■ **Job**
For each line that holds "Write", copy the line out.
┄┄┄┄┄┄
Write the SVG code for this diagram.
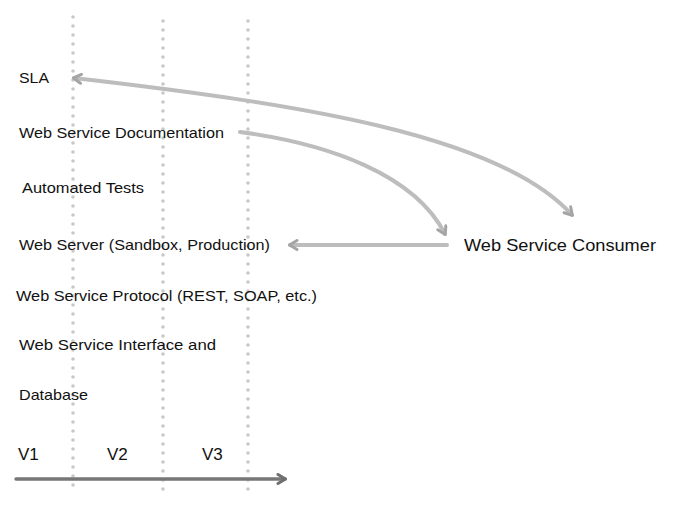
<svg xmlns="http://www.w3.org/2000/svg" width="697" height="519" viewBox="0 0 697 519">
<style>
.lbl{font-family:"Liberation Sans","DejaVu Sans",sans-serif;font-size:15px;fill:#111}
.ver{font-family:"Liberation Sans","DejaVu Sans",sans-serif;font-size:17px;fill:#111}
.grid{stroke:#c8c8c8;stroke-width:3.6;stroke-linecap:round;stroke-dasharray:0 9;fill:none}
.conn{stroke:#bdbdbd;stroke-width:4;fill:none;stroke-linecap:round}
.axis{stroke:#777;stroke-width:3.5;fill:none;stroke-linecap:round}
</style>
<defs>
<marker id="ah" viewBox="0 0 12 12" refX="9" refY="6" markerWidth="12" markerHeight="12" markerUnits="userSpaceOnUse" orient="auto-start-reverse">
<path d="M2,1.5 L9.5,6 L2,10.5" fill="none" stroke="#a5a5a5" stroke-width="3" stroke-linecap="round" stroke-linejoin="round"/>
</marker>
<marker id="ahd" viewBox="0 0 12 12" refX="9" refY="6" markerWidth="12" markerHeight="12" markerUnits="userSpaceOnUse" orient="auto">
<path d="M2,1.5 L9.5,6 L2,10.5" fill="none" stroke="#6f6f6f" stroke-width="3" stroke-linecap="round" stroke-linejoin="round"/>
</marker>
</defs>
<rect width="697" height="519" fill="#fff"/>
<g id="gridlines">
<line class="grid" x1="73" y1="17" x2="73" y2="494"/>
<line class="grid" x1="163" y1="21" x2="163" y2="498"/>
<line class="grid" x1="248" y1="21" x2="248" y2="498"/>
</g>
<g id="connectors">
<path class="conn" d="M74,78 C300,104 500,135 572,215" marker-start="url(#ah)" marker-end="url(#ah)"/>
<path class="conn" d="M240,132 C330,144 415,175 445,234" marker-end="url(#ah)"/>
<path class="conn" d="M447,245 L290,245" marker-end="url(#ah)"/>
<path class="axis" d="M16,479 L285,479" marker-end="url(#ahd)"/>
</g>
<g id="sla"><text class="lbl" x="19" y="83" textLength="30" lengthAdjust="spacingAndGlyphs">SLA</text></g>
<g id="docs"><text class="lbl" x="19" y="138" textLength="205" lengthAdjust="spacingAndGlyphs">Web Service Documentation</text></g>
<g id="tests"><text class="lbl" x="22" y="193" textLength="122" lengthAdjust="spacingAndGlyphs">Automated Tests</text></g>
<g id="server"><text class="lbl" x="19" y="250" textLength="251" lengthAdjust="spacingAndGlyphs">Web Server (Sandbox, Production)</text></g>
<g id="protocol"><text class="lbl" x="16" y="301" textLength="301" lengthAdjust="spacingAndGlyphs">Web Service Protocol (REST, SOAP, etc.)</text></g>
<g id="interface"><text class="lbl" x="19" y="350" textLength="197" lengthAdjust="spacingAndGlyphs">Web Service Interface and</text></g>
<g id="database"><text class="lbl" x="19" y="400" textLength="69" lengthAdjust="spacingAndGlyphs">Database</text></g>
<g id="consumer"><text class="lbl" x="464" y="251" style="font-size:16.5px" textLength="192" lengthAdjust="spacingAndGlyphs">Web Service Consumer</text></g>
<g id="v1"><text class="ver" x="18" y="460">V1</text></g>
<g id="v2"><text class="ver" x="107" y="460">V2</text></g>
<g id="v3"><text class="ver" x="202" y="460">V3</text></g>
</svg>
┄┄┄┄┄┄
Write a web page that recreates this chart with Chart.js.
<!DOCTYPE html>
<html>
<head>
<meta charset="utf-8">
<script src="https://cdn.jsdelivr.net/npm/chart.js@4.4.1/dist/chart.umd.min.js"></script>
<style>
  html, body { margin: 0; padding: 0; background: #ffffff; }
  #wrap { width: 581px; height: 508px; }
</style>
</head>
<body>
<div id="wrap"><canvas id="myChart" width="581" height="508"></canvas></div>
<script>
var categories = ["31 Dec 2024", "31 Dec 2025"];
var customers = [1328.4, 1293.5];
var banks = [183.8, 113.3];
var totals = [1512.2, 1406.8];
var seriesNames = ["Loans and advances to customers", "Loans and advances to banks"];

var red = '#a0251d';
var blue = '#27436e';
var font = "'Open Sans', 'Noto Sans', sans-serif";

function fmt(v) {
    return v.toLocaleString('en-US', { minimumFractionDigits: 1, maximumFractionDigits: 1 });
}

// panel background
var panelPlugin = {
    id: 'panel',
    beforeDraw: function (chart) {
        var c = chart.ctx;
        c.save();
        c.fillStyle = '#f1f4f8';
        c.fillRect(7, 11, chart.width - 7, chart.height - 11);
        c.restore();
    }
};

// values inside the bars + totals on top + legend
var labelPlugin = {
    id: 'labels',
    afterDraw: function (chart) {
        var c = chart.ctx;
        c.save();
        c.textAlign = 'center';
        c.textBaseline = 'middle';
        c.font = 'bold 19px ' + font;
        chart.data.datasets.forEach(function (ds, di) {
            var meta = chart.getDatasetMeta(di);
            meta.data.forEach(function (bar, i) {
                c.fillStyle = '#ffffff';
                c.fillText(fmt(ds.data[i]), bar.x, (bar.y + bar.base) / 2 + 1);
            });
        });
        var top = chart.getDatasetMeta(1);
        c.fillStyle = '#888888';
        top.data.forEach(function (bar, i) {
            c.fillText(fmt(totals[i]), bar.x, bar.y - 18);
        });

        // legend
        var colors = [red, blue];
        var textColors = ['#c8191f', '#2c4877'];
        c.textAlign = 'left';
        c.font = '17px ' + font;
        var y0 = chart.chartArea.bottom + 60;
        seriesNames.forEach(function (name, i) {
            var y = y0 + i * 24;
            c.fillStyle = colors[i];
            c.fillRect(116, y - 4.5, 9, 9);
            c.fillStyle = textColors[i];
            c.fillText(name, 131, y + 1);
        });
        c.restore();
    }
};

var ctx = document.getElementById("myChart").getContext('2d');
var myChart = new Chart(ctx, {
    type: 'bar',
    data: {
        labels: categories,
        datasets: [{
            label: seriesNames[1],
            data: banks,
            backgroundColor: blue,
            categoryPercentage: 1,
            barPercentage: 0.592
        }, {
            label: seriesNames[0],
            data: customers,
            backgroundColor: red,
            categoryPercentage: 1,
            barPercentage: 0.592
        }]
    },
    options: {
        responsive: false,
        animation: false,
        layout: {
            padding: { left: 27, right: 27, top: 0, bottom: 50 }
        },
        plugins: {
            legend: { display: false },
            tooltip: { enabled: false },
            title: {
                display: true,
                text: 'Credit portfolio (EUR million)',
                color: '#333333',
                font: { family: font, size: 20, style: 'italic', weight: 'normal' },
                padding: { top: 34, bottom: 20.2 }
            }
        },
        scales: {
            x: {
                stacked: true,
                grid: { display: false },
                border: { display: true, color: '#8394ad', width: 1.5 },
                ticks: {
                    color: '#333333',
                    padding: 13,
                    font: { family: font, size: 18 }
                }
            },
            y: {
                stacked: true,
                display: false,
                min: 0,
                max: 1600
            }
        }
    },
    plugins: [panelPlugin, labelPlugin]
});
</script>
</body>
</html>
┄┄┄┄┄┄
■ **Solution to the exercise**
Write the SVG code for this diagram.
Write a web page that recreates this chart with Chart.js.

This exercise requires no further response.